#### Data extract

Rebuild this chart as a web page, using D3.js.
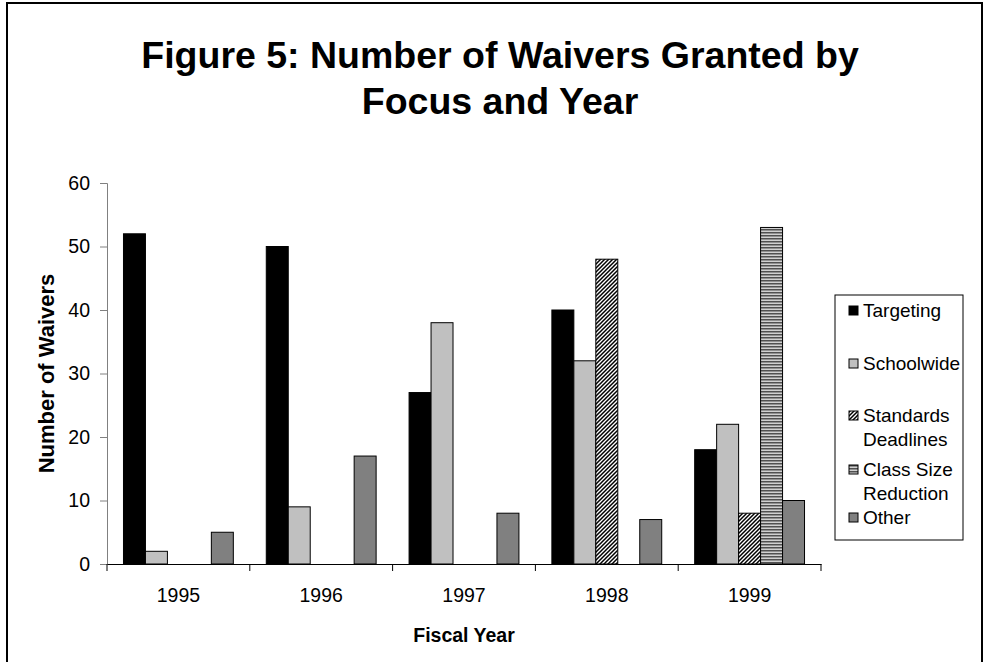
<!DOCTYPE html>
<html>
<head>
<meta charset="utf-8">
<script src="https://cdn.jsdelivr.net/npm/d3@7"></script>
<style>
  body { margin: 0; background: #fff; }
  svg { display: block; font-family: "Liberation Sans", Arial, sans-serif; }
</style>
</head>
<body>
<div id="chart"></div>
<script>
// data
const years = ['1995', '1996', '1997', '1998', '1999'];
const seriesNames = ['Targeting', 'Schoolwide', 'Standards Deadlines', 'Class Size Reduction', 'Other'];
const targeting = [52, 50, 27, 40, 18];
const schoolwide = [2, 9, 38, 32, 22];
const standardsDeadlines = [0, 0, 0, 48, 8];
const classSizeReduction = [0, 0, 0, 0, 53];
const other = [5, 17, 8, 7, 10];
const yTicks = [0, 10, 20, 30, 40, 50, 60];
const legendLines = [['Targeting'], ['Schoolwide'], ['Standards', 'Deadlines'], ['Class Size', 'Reduction'], ['Other']];

const values = [targeting, schoolwide, standardsDeadlines, classSizeReduction, other];
const rows = [];
years.forEach((yr, i) => {
  seriesNames.forEach((s, j) => rows.push({ year: yr, series: s, value: values[j][i] }));
});

const width = 985, height = 662;
const plot = { left: 107, right: 821, top: 183, bottom: 564 };

const svg = d3.select('#chart').append('svg')
  .attr('width', width)
  .attr('height', height);

// fill patterns
const defs = svg.append('defs');
const hatch = defs.append('pattern')
  .attr('id', 'hatch').attr('patternUnits', 'userSpaceOnUse')
  .attr('width', 4).attr('height', 4);
hatch.append('rect').attr('width', 4).attr('height', 4).attr('fill', '#fff');
hatch.append('path')
  .attr('d', 'M-1,1 l2,-2 M0,4 l4,-4 M3,5 l2,-2')
  .attr('stroke', '#000').attr('stroke-width', 1.5);

const stripes = defs.append('pattern')
  .attr('id', 'stripes').attr('patternUnits', 'userSpaceOnUse')
  .attr('width', 4).attr('height', 3);
stripes.append('rect').attr('width', 4).attr('height', 3).attr('fill', '#d0d0d0');
stripes.append('rect').attr('y', 1).attr('width', 4).attr('height', 1.5).attr('fill', '#505050');

const fills = d3.scaleOrdinal()
  .domain(seriesNames)
  .range(['#000000', '#c0c0c0', 'url(#hatch)', 'url(#stripes)', '#808080']);

// outer frame
svg.append('rect')
  .attr('x', 7).attr('y', 3)
  .attr('width', 975).attr('height', 700)
  .attr('fill', 'none').attr('stroke', '#000').attr('stroke-width', 2);

// scales
const x0 = d3.scaleBand().domain(years).range([plot.left, plot.right]).padding(0);
const x1 = d3.scaleBand().domain(seriesNames).range([0, x0.bandwidth()])
  .paddingInner(0).paddingOuter(0.75);
const y = d3.scaleLinear().domain([0, 60]).range([plot.bottom, plot.top]);

// y axis
const yAxis = svg.append('g')
  .attr('transform', `translate(${plot.left},0)`)
  .call(d3.axisLeft(y).tickValues(yTicks).tickSize(7).tickPadding(10));
yAxis.select('.domain').attr('stroke', '#808080');
yAxis.selectAll('.tick line').attr('stroke', '#808080');
yAxis.selectAll('.tick text').attr('font-size', 19.5).attr('fill', '#000');

// bars
svg.append('g').selectAll('rect')
  .data(rows.filter(d => d.value > 0))
  .join('rect')
  .attr('x', d => x0(d.year) + x1(d.series))
  .attr('y', d => y(d.value))
  .attr('width', x1.bandwidth())
  .attr('height', d => y(0) - y(d.value))
  .attr('fill', d => fills(d.series))
  .attr('stroke', '#000')
  .attr('stroke-width', 1);

// x axis: labels centred in the bands, ticks on the band edges
const xAxis = svg.append('g')
  .attr('transform', `translate(0,${plot.bottom})`)
  .call(d3.axisBottom(x0).tickSize(0).tickPadding(24));
xAxis.select('.domain').attr('stroke', '#000');
xAxis.selectAll('.tick text').attr('font-size', 19.5).attr('fill', '#000');

const edges = d3.range(years.length + 1).map(i => plot.left + i * x0.step());
svg.append('g').selectAll('line')
  .data(edges)
  .join('line')
  .attr('x1', d => d).attr('x2', d => d)
  .attr('y1', plot.bottom).attr('y2', plot.bottom + 7)
  .attr('stroke', '#000');

// titles
const title = svg.append('text')
  .attr('text-anchor', 'middle')
  .attr('font-size', 37.5)
  .attr('font-weight', 'bold');
title.append('tspan').attr('x', 500).attr('y', 68).text('Figure 5: Number of Waivers Granted by');
title.append('tspan').attr('x', 500).attr('y', 114).text('Focus and Year');

svg.append('text')
  .attr('x', (plot.left + plot.right) / 2)
  .attr('y', 642)
  .attr('text-anchor', 'middle')
  .attr('font-size', 19.5)
  .attr('font-weight', 'bold')
  .text('Fiscal Year');

svg.append('text')
  .attr('transform', `translate(54,${(plot.top + plot.bottom) / 2}) rotate(-90)`)
  .attr('text-anchor', 'middle')
  .attr('font-size', 22)
  .attr('font-weight', 'bold')
  .text('Number of Waivers');

// legend
const legend = svg.append('g').attr('transform', 'translate(835,295)');
legend.append('rect')
  .attr('width', 128).attr('height', 245)
  .attr('fill', '#fff').attr('stroke', '#000');

const rowTop = [22, 75, 127, 181, 229];
const entry = legend.selectAll('g.entry')
  .data(seriesNames)
  .join('g')
  .attr('class', 'entry')
  .attr('transform', (d, i) => `translate(0,${rowTop[i]})`);
entry.append('rect')
  .attr('x', 14).attr('y', -11)
  .attr('width', 9).attr('height', 9)
  .attr('fill', d => fills(d))
  .attr('stroke', '#000');
entry.append('text')
  .attr('font-size', 19)
  .selectAll('tspan')
  .data((d, i) => legendLines[i])
  .join('tspan')
  .attr('x', 28)
  .attr('y', (d, i) => i * 24)
  .text(d => d);
</script>
</body>
</html>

#### What needs to be done
Leave out the pictures and give the listing above again exactly.

#### Final result
Rebuild this chart as a web page, using D3.js.
<!DOCTYPE html>
<html>
<head>
<meta charset="utf-8">
<script src="https://cdn.jsdelivr.net/npm/d3@7"></script>
<style>
  body { margin: 0; background: #fff; }
  svg { display: block; font-family: "Liberation Sans", Arial, sans-serif; }
</style>
</head>
<body>
<div id="chart"></div>
<script>
// data
const years = ['1995', '1996', '1997', '1998', '1999'];
const seriesNames = ['Targeting', 'Schoolwide', 'Standards Deadlines', 'Class Size Reduction', 'Other'];
const targeting = [52, 50, 27, 40, 18];
const schoolwide = [2, 9, 38, 32, 22];
const standardsDeadlines = [0, 0, 0, 48, 8];
const classSizeReduction = [0, 0, 0, 0, 53];
const other = [5, 17, 8, 7, 10];
const yTicks = [0, 10, 20, 30, 40, 50, 60];
const legendLines = [['Targeting'], ['Schoolwide'], ['Standards', 'Deadlines'], ['Class Size', 'Reduction'], ['Other']];

const values = [targeting, schoolwide, standardsDeadlines, classSizeReduction, other];
const rows = [];
years.forEach((yr, i) => {
  seriesNames.forEach((s, j) => rows.push({ year: yr, series: s, value: values[j][i] }));
});

const width = 985, height = 662;
const plot = { left: 107, right: 821, top: 183, bottom: 564 };

const svg = d3.select('#chart').append('svg')
  .attr('width', width)
  .attr('height', height);

// fill patterns
const defs = svg.append('defs');
const hatch = defs.append('pattern')
  .attr('id', 'hatch').attr('patternUnits', 'userSpaceOnUse')
  .attr('width', 4).attr('height', 4);
hatch.append('rect').attr('width', 4).attr('height', 4).attr('fill', '#fff');
hatch.append('path')
  .attr('d', 'M-1,1 l2,-2 M0,4 l4,-4 M3,5 l2,-2')
  .attr('stroke', '#000').attr('stroke-width', 1.5);

const stripes = defs.append('pattern')
  .attr('id', 'stripes').attr('patternUnits', 'userSpaceOnUse')
  .attr('width', 4).attr('height', 3);
stripes.append('rect').attr('width', 4).attr('height', 3).attr('fill', '#d0d0d0');
stripes.append('rect').attr('y', 1).attr('width', 4).attr('height', 1.5).attr('fill', '#505050');

const fills = d3.scaleOrdinal()
  .domain(seriesNames)
  .range(['#000000', '#c0c0c0', 'url(#hatch)', 'url(#stripes)', '#808080']);

// outer frame
svg.append('rect')
  .attr('x', 7).attr('y', 3)
  .attr('width', 975).attr('height', 700)
  .attr('fill', 'none').attr('stroke', '#000').attr('stroke-width', 2);

// scales
const x0 = d3.scaleBand().domain(years).range([plot.left, plot.right]).padding(0);
const x1 = d3.scaleBand().domain(seriesNames).range([0, x0.bandwidth()])
  .paddingInner(0).paddingOuter(0.75);
const y = d3.scaleLinear().domain([0, 60]).range([plot.bottom, plot.top]);

// y axis
const yAxis = svg.append('g')
  .attr('transform', `translate(${plot.left},0)`)
  .call(d3.axisLeft(y).tickValues(yTicks).tickSize(7).tickPadding(10));
yAxis.select('.domain').attr('stroke', '#808080');
yAxis.selectAll('.tick line').attr('stroke', '#808080');
yAxis.selectAll('.tick text').attr('font-size', 19.5).attr('fill', '#000');

// bars
svg.append('g').selectAll('rect')
  .data(rows.filter(d => d.value > 0))
  .join('rect')
  .attr('x', d => x0(d.year) + x1(d.series))
  .attr('y', d => y(d.value))
  .attr('width', x1.bandwidth())
  .attr('height', d => y(0) - y(d.value))
  .attr('fill', d => fills(d.series))
  .attr('stroke', '#000')
  .attr('stroke-width', 1);

// x axis: labels centred in the bands, ticks on the band edges
const xAxis = svg.append('g')
  .attr('transform', `translate(0,${plot.bottom})`)
  .call(d3.axisBottom(x0).tickSize(0).tickPadding(24));
xAxis.select('.domain').attr('stroke', '#000');
xAxis.selectAll('.tick text').attr('font-size', 19.5).attr('fill', '#000');

const edges = d3.range(years.length + 1).map(i => plot.left + i * x0.step());
svg.append('g').selectAll('line')
  .data(edges)
  .join('line')
  .attr('x1', d => d).attr('x2', d => d)
  .attr('y1', plot.bottom).attr('y2', plot.bottom + 7)
  .attr('stroke', '#000');

// titles
const title = svg.append('text')
  .attr('text-anchor', 'middle')
  .attr('font-size', 37.5)
  .attr('font-weight', 'bold');
title.append('tspan').attr('x', 500).attr('y', 68).text('Figure 5: Number of Waivers Granted by');
title.append('tspan').attr('x', 500).attr('y', 114).text('Focus and Year');

svg.append('text')
  .attr('x', (plot.left + plot.right) / 2)
  .attr('y', 642)
  .attr('text-anchor', 'middle')
  .attr('font-size', 19.5)
  .attr('font-weight', 'bold')
  .text('Fiscal Year');

svg.append('text')
  .attr('transform', `translate(54,${(plot.top + plot.bottom) / 2}) rotate(-90)`)
  .attr('text-anchor', 'middle')
  .attr('font-size', 22)
  .attr('font-weight', 'bold')
  .text('Number of Waivers');

// legend
const legend = svg.append('g').attr('transform', 'translate(835,295)');
legend.append('rect')
  .attr('width', 128).attr('height', 245)
  .attr('fill', '#fff').attr('stroke', '#000');

const rowTop = [22, 75, 127, 181, 229];
const entry = legend.selectAll('g.entry')
  .data(seriesNames)
  .join('g')
  .attr('class', 'entry')
  .attr('transform', (d, i) => `translate(0,${rowTop[i]})`);
entry.append('rect')
  .attr('x', 14).attr('y', -11)
  .attr('width', 9).attr('height', 9)
  .attr('fill', d => fills(d))
  .attr('stroke', '#000');
entry.append('text')
  .attr('font-size', 19)
  .selectAll('tspan')
  .data((d, i) => legendLines[i])
  .join('tspan')
  .attr('x', 28)
  .attr('y', (d, i) => i * 24)
  .text(d => d);
</script>
</body>
</html>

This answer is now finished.